**PROBLEM DESCRIPTION**: Scan the records below for the line with "Clone this chart in seaborn and matplotlib." and the line with "import seaborn as sns", and retype that range exactly, both ends included, pictures excepted.

**DATA SHOWN**:
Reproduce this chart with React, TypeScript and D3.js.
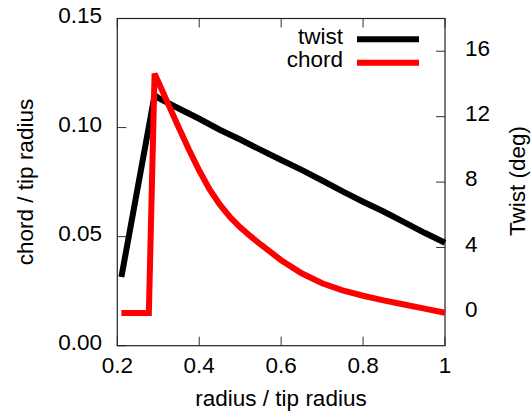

...

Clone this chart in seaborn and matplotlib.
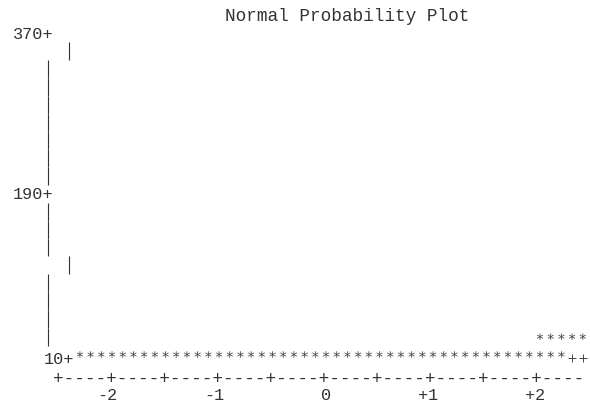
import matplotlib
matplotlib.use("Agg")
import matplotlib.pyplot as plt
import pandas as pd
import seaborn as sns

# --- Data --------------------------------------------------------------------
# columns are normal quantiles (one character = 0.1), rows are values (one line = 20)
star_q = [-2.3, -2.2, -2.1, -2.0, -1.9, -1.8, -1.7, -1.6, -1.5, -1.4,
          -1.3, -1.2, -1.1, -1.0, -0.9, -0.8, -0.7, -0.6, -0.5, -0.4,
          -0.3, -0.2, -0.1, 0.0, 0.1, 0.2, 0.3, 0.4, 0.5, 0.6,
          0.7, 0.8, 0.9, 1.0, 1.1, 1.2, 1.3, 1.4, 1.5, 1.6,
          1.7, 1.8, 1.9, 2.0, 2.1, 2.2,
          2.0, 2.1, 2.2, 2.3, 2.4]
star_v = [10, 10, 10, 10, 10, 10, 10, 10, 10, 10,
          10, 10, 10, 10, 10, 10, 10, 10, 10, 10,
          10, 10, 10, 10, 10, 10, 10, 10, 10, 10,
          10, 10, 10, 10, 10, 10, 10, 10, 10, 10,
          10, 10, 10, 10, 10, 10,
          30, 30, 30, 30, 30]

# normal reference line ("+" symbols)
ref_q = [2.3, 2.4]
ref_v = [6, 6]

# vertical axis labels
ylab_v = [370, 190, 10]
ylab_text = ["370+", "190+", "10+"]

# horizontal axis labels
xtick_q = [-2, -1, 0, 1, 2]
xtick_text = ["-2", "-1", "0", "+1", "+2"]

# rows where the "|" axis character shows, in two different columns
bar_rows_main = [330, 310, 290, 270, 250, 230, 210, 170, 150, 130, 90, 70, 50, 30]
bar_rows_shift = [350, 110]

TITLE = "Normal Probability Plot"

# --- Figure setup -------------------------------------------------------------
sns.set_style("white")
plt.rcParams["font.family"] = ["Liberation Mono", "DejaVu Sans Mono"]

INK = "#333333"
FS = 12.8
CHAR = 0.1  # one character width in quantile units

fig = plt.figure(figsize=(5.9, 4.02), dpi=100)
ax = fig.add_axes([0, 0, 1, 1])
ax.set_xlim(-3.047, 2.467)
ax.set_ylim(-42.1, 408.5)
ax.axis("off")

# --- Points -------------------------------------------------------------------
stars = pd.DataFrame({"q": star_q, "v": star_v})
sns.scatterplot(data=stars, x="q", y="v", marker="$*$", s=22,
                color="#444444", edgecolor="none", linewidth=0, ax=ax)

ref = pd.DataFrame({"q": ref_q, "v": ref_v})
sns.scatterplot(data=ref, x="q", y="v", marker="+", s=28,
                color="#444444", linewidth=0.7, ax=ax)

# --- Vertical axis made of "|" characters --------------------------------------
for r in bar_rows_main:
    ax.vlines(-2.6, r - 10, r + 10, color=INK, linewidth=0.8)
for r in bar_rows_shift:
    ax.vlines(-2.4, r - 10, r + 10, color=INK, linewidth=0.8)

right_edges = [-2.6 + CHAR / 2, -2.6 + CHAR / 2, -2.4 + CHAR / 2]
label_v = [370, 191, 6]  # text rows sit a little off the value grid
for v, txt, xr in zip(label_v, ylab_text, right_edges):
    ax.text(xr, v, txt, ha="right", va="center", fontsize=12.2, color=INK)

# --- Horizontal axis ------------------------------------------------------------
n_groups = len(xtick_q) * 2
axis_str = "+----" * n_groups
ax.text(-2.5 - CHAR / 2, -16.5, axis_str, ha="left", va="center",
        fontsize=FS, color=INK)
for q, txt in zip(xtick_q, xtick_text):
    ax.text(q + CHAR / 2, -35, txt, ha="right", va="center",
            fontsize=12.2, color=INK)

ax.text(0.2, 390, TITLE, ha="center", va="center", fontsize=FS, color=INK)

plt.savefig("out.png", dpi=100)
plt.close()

**TASK RESULT**:
Clone this chart in seaborn and matplotlib.
import matplotlib
matplotlib.use("Agg")
import matplotlib.pyplot as plt
import pandas as pd
import seaborn as sns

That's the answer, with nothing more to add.